=== STORED DATA ===

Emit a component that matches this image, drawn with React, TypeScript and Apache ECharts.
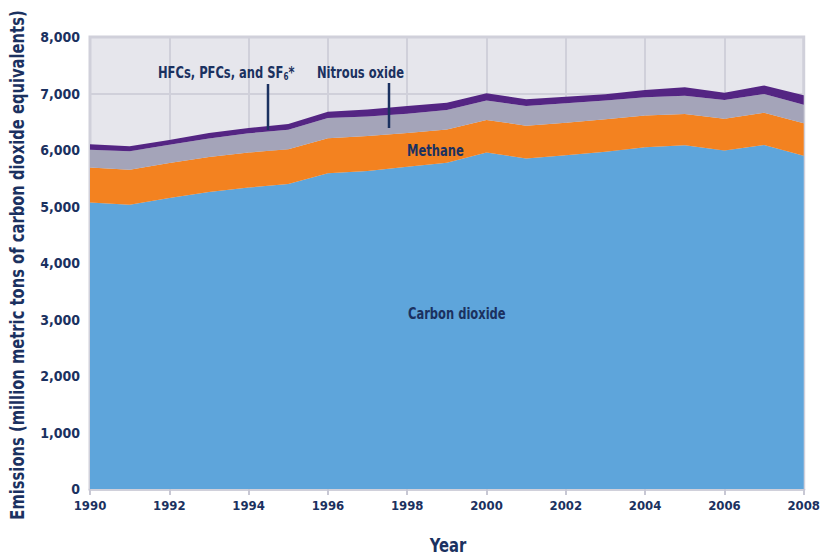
import React, { useEffect, useRef } from "react";
import * as echarts from "echarts";

const years = ["1990", "1991", "1992", "1993", "1994", "1995", "1996", "1997", "1998", "1999", "2000", "2001", "2002", "2003", "2004", "2005", "2006", "2007", "2008"];
const carbonDioxide = [5070, 5030, 5150, 5255, 5335, 5400, 5590, 5630, 5705, 5775, 5955, 5850, 5905, 5970, 6050, 6085, 5990, 6090, 5900];
const methane = [620, 620, 622, 620, 620, 612, 617, 618, 595, 590, 578, 580, 578, 573, 562, 550, 565, 570, 572];
const nitrousOxide = [315, 330, 320, 330, 340, 348, 360, 345, 342, 342, 342, 348, 343, 332, 322, 325, 330, 330, 330];
const hfcs = [95, 85, 85, 95, 95, 100, 110, 125, 135, 130, 130, 120, 115, 110, 130, 150, 130, 150, 165];

const FONT = "'DejaVu Sans Condensed', 'Liberation Sans Narrow', 'Roboto', sans-serif";
const TEXT = "#1b3160";
const GRIDC = "#d0d0da";

function area(name: string, vals: number[], color: string) {
  return {
    name,
    type: "line",
    stack: "total",
    data: vals,
    symbol: "none",
    lineStyle: { width: 0 },
    areaStyle: { color, opacity: 1 },
    itemStyle: { color },
  };
}

function label(text: string, x: number, y: number, size: number) {
  return {
    type: "text",
    x,
    y,
    z: 100,
    scaleX: 0.8,
    style: {
      text,
      fontFamily: FONT,
      fontWeight: "bold",
      fontSize: size,
      fill: TEXT,
      textAlign: "left",
      textVerticalAlign: "middle",
    },
  };
}

export default function App() {
  const ref = useRef<HTMLDivElement>(null);
  useEffect(() => {
    if (!ref.current) return;
    const chart = echarts.init(ref.current, null, { renderer: "svg" });
    chart.setOption({
      animation: false,
      grid: {
        left: 90,
        right: 17,
        top: 37,
        bottom: 69,
        show: true,
        backgroundColor: "#e6e6ec",
        borderColor: GRIDC,
        borderWidth: 3,
      },
      xAxis: {
        type: "category",
        data: years,
        boundaryGap: false,
        axisLine: { show: true, lineStyle: { color: GRIDC, width: 3 } },
        axisTick: { show: true, interval: 1, length: 6, lineStyle: { color: "#c8c8d4", width: 2 } },
        axisLabel: {
          interval: 1,
          fontFamily: FONT,
          fontWeight: "bold",
          fontSize: 13,
          color: TEXT,
          margin: 10,
        },
        splitLine: { show: true, interval: 1, lineStyle: { color: GRIDC, width: 2 } },
      },
      yAxis: {
        type: "value",
        min: 0,
        max: 8000,
        interval: 1000,
        axisLine: { show: false },
        axisTick: { show: false },
        axisLabel: {
          formatter: (v: number) => v.toLocaleString("en-US"),
          fontFamily: FONT,
          fontWeight: "bold",
          fontSize: 14,
          color: TEXT,
          margin: 10,
        },
        splitLine: { show: true, lineStyle: { color: GRIDC, width: 2 } },
      },
      series: [
        area("Carbon dioxide", carbonDioxide, "#5ea5db"),
        area("Methane", methane, "#f38220"),
        area("Nitrous oxide", nitrousOxide, "#a4a4b9"),
        area("HFCs, PFCs, and SF6", hfcs, "#542583"),
      ],
      graphic: [
        {
          type: "text",
          x: 17,
          y: 265,
          z: 100,
          rotation: Math.PI / 2,
          scaleX: 0.82,
          style: {
            text: "Emissions (million metric tons of carbon dioxide equivalents)",
            fontFamily: FONT,
            fontWeight: "bold",
            fontSize: 20,
            fill: TEXT,
            textAlign: "center",
            textVerticalAlign: "middle",
          },
        },
        {
          type: "text",
          x: 448,
          y: 545,
          z: 100,
          scaleX: 0.82,
          style: {
            text: "Year",
            fontFamily: FONT,
            fontWeight: "bold",
            fontSize: 20,
            fill: TEXT,
            textAlign: "center",
            textVerticalAlign: "middle",
          },
        },
        {
          type: "text",
          x: 158,
          y: 72,
          z: 100,
          scaleX: 0.8,
          style: {
            text: "{a|HFCs, PFCs, and SF}{s|6}{a|*}",
            textVerticalAlign: "middle",
            rich: {
              a: { fontFamily: FONT, fontWeight: "bold", fontSize: 16, fill: TEXT, verticalAlign: "middle", lineHeight: 20 },
              s: { fontFamily: FONT, fontWeight: "bold", fontSize: 10, fill: TEXT, verticalAlign: "bottom", lineHeight: 5 },
            },
          },
        },
        { type: "line", z: 100, shape: { x1: 268, y1: 84, x2: 268, y2: 130 }, style: { stroke: TEXT, lineWidth: 2.5 } },
        label("Nitrous oxide", 317, 72, 16),
        { type: "line", z: 100, shape: { x1: 389, y1: 83, x2: 389, y2: 128 }, style: { stroke: TEXT, lineWidth: 2.5 } },
        label("Methane", 407, 150, 16),
        label("Carbon dioxide", 408, 313, 16),
      ],
    });
    return () => chart.dispose();
  }, []);
  return <div ref={ref} style={{ position: "absolute", left: 0, top: 0, width: 823, height: 558 }} />;
}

=== TASK BRIEF ===
Copy each line of the listing in which the word "React" can be found.

=== OUTPUT BELOW ===
Emit a component that matches this image, drawn with React, TypeScript and Apache ECharts.
import React, { useEffect, useRef } from "react";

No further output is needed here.